[MATERIAL PROVIDED]
--------------------------------

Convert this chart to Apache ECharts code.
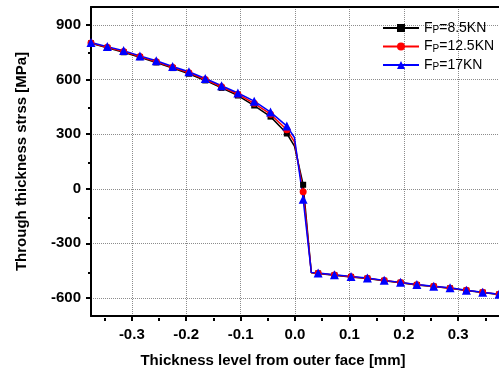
<!DOCTYPE html>
<html lang="en">
<head>
<meta charset="UTF-8">
<title>Through thickness stress</title>
<script src="https://cdn.jsdelivr.net/npm/echarts@6/dist/echarts.min.js"></script>
</head>
<body style="margin:0">
<div id="main" style="width:499px;height:373px;"></div>
<script type="text/javascript">
// data
var xs = [-0.375, -0.345, -0.315, -0.285, -0.255, -0.225, -0.195, -0.165, -0.135, -0.105, -0.075, -0.045, -0.015,
          -0.001, 0.015, 0.030,
          0.0425, 0.0725, 0.103, 0.133, 0.164, 0.194, 0.224, 0.255, 0.285, 0.315, 0.345, 0.375];
var yBlack = [800, 775, 751, 724, 695, 664, 633, 596, 555, 513, 458, 397, 304, 235, 22, -462,
              -466, -476, -485, -494, -506, -517, -529, -538, -548, -560, -571, -582];
var yRed = [802, 778, 755, 727, 699, 668, 638, 601, 561, 520, 470, 410, 325, 258, -16, -461,
            -465, -475, -484, -493, -505, -516, -528, -537, -547, -559, -570, -581];
var yBlue = [805, 782, 760, 731, 704, 673, 644, 607, 567, 527, 482, 422, 345, 282, -58, -460,
             -464, -473, -482, -491, -504, -515, -527, -536, -545, -558, -569, -580];
var noMarker = [13, 15]; // bend points drawn without a symbol
var names = ['8.5KN', '12.5KN', '17KN'];
var xTicks = [-0.3, -0.2, -0.1, 0.0, 0.1, 0.2, 0.3];
var xMinor = [-0.35, -0.25, -0.15, -0.05, 0.05, 0.15, 0.25, 0.35];
var yTicks = [-600, -300, 0, 300, 600, 900];
var yMinor = [-450, -150, 150, 450, 750];

function pts(ys) {
    return xs.map(function (x, i) {
        var d = { value: [x, ys[i]] };
        if (noMarker.indexOf(i) >= 0) d.symbol = 'none';
        return d;
    });
}

var myChart = echarts.init(document.getElementById('main'));
var font = 'Liberation Sans, Arial, sans-serif';
var box = { left: 91, top: 7, bottom: 55, right: -6 };
var dots = { show: true, lineStyle: { color: '#8c8c8c', type: 'dotted', width: 1 } };

var option = {
    animation: false,
    textStyle: { fontFamily: font },
    grid: [
        Object.assign({}, box),
        Object.assign({}, box) // second grid carries minor ticks and the top frame line
    ],
    legend: {
        orient: 'vertical',
        left: 377,
        top: 16,
        itemWidth: 36,
        itemHeight: 10,
        itemGap: 4,
        data: names,
        formatter: function (n) { return '{f|F}{s|P}{f|=' + n + '}'; },
        textStyle: {
            rich: {
                f: { fontSize: 14, color: '#000', fontFamily: font },
                s: { fontSize: 10, color: '#000', fontFamily: font, verticalAlign: 'bottom', padding: [5, 0, 0, 0] }
            }
        }
    },
    xAxis: [{
        type: 'value',
        min: -0.375,
        max: 0.375,
        name: 'Thickness level from outer face [mm]',
        nameLocation: 'middle',
        nameGap: 37,
        nameTextStyle: { fontSize: 15, fontWeight: 'bold', color: '#000', padding: [0, 44, 0, 0] },
        axisLine: { onZero: false, lineStyle: { color: '#000', width: 2 } },
        axisTick: { inside: false, length: 5, lineStyle: { width: 2 }, customValues: xTicks },
        axisLabel: {
            customValues: xTicks, margin: 11, fontSize: 15, fontWeight: 'bold', color: '#000',
            formatter: function (v) { return v.toFixed(1); }
        },
        splitLine: dots
    }, {
        type: 'value',
        gridIndex: 1,
        min: -0.375,
        max: 0.375,
        position: 'bottom',
        axisLine: { show: false, onZero: false },
        axisTick: { length: 3, lineStyle: { width: 2, color: '#000' }, customValues: xMinor },
        axisLabel: { show: false },
        splitLine: { show: false }
    }, {
        type: 'value',
        gridIndex: 1,
        min: -0.375,
        max: 0.375,
        position: 'top',
        axisLine: { show: true, onZero: false, lineStyle: { color: '#000', width: 2 } },
        axisTick: { show: false },
        axisLabel: { show: false },
        splitLine: { show: false }
    }],
    yAxis: [{
        type: 'value',
        min: -700,
        max: 1000,
        name: 'Through thickness strss [MPa]',
        nameLocation: 'middle',
        nameGap: 62,
        nameTextStyle: { fontSize: 15, fontWeight: 'bold', color: '#000' },
        axisLine: { onZero: false, lineStyle: { color: '#000', width: 2 } },
        axisTick: { inside: false, length: 5, lineStyle: { width: 2 }, customValues: yTicks },
        axisLabel: { customValues: yTicks, margin: 10, fontSize: 15, fontWeight: 'bold', color: '#000' },
        splitLine: dots
    }, {
        type: 'value',
        gridIndex: 1,
        min: -700,
        max: 1000,
        position: 'left',
        axisLine: { show: false, onZero: false },
        axisTick: { show: true, length: 3, lineStyle: { width: 2, color: '#000' }, customValues: yMinor },
        axisLabel: { show: false },
        splitLine: { show: false }
    }],
    series: [{
        name: names[0],
        type: 'line',
        data: pts(yBlack),
        color: '#000000',
        symbol: 'rect',
        symbolSize: 6,
        lineStyle: { width: 1.5 }
    }, {
        name: names[1],
        type: 'line',
        data: pts(yRed),
        color: '#ff0000',
        symbol: 'circle',
        symbolSize: 7,
        lineStyle: { width: 1.5 }
    }, {
        name: names[2],
        type: 'line',
        data: pts(yBlue),
        color: '#0000ff',
        symbol: 'triangle',
        symbolSize: 9,
        lineStyle: { width: 1.5 }
    }]
};

myChart.setOption(option);
</script>
</body>
</html>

--------------------------------

[WHAT TO WORK ON] Pictures are to be left out; repeat all the remaining data exactly.

[FULL SOLUTION]
Convert this chart to Apache ECharts code.
<!DOCTYPE html>
<html lang="en">
<head>
<meta charset="UTF-8">
<title>Through thickness stress</title>
<script src="https://cdn.jsdelivr.net/npm/echarts@6/dist/echarts.min.js"></script>
</head>
<body style="margin:0">
<div id="main" style="width:499px;height:373px;"></div>
<script type="text/javascript">
// data
var xs = [-0.375, -0.345, -0.315, -0.285, -0.255, -0.225, -0.195, -0.165, -0.135, -0.105, -0.075, -0.045, -0.015,
          -0.001, 0.015, 0.030,
          0.0425, 0.0725, 0.103, 0.133, 0.164, 0.194, 0.224, 0.255, 0.285, 0.315, 0.345, 0.375];
var yBlack = [800, 775, 751, 724, 695, 664, 633, 596, 555, 513, 458, 397, 304, 235, 22, -462,
              -466, -476, -485, -494, -506, -517, -529, -538, -548, -560, -571, -582];
var yRed = [802, 778, 755, 727, 699, 668, 638, 601, 561, 520, 470, 410, 325, 258, -16, -461,
            -465, -475, -484, -493, -505, -516, -528, -537, -547, -559, -570, -581];
var yBlue = [805, 782, 760, 731, 704, 673, 644, 607, 567, 527, 482, 422, 345, 282, -58, -460,
             -464, -473, -482, -491, -504, -515, -527, -536, -545, -558, -569, -580];
var noMarker = [13, 15]; // bend points drawn without a symbol
var names = ['8.5KN', '12.5KN', '17KN'];
var xTicks = [-0.3, -0.2, -0.1, 0.0, 0.1, 0.2, 0.3];
var xMinor = [-0.35, -0.25, -0.15, -0.05, 0.05, 0.15, 0.25, 0.35];
var yTicks = [-600, -300, 0, 300, 600, 900];
var yMinor = [-450, -150, 150, 450, 750];

function pts(ys) {
    return xs.map(function (x, i) {
        var d = { value: [x, ys[i]] };
        if (noMarker.indexOf(i) >= 0) d.symbol = 'none';
        return d;
    });
}

var myChart = echarts.init(document.getElementById('main'));
var font = 'Liberation Sans, Arial, sans-serif';
var box = { left: 91, top: 7, bottom: 55, right: -6 };
var dots = { show: true, lineStyle: { color: '#8c8c8c', type: 'dotted', width: 1 } };

var option = {
    animation: false,
    textStyle: { fontFamily: font },
    grid: [
        Object.assign({}, box),
        Object.assign({}, box) // second grid carries minor ticks and the top frame line
    ],
    legend: {
        orient: 'vertical',
        left: 377,
        top: 16,
        itemWidth: 36,
        itemHeight: 10,
        itemGap: 4,
        data: names,
        formatter: function (n) { return '{f|F}{s|P}{f|=' + n + '}'; },
        textStyle: {
            rich: {
                f: { fontSize: 14, color: '#000', fontFamily: font },
                s: { fontSize: 10, color: '#000', fontFamily: font, verticalAlign: 'bottom', padding: [5, 0, 0, 0] }
            }
        }
    },
    xAxis: [{
        type: 'value',
        min: -0.375,
        max: 0.375,
        name: 'Thickness level from outer face [mm]',
        nameLocation: 'middle',
        nameGap: 37,
        nameTextStyle: { fontSize: 15, fontWeight: 'bold', color: '#000', padding: [0, 44, 0, 0] },
        axisLine: { onZero: false, lineStyle: { color: '#000', width: 2 } },
        axisTick: { inside: false, length: 5, lineStyle: { width: 2 }, customValues: xTicks },
        axisLabel: {
            customValues: xTicks, margin: 11, fontSize: 15, fontWeight: 'bold', color: '#000',
            formatter: function (v) { return v.toFixed(1); }
        },
        splitLine: dots
    }, {
        type: 'value',
        gridIndex: 1,
        min: -0.375,
        max: 0.375,
        position: 'bottom',
        axisLine: { show: false, onZero: false },
        axisTick: { length: 3, lineStyle: { width: 2, color: '#000' }, customValues: xMinor },
        axisLabel: { show: false },
        splitLine: { show: false }
    }, {
        type: 'value',
        gridIndex: 1,
        min: -0.375,
        max: 0.375,
        position: 'top',
        axisLine: { show: true, onZero: false, lineStyle: { color: '#000', width: 2 } },
        axisTick: { show: false },
        axisLabel: { show: false },
        splitLine: { show: false }
    }],
    yAxis: [{
        type: 'value',
        min: -700,
        max: 1000,
        name: 'Through thickness strss [MPa]',
        nameLocation: 'middle',
        nameGap: 62,
        nameTextStyle: { fontSize: 15, fontWeight: 'bold', color: '#000' },
        axisLine: { onZero: false, lineStyle: { color: '#000', width: 2 } },
        axisTick: { inside: false, length: 5, lineStyle: { width: 2 }, customValues: yTicks },
        axisLabel: { customValues: yTicks, margin: 10, fontSize: 15, fontWeight: 'bold', color: '#000' },
        splitLine: dots
    }, {
        type: 'value',
        gridIndex: 1,
        min: -700,
        max: 1000,
        position: 'left',
        axisLine: { show: false, onZero: false },
        axisTick: { show: true, length: 3, lineStyle: { width: 2, color: '#000' }, customValues: yMinor },
        axisLabel: { show: false },
        splitLine: { show: false }
    }],
    series: [{
        name: names[0],
        type: 'line',
        data: pts(yBlack),
        color: '#000000',
        symbol: 'rect',
        symbolSize: 6,
        lineStyle: { width: 1.5 }
    }, {
        name: names[1],
        type: 'line',
        data: pts(yRed),
        color: '#ff0000',
        symbol: 'circle',
        symbolSize: 7,
        lineStyle: { width: 1.5 }
    }, {
        name: names[2],
        type: 'line',
        data: pts(yBlue),
        color: '#0000ff',
        symbol: 'triangle',
        symbolSize: 9,
        lineStyle: { width: 1.5 }
    }]
};

myChart.setOption(option);
</script>
</body>
</html>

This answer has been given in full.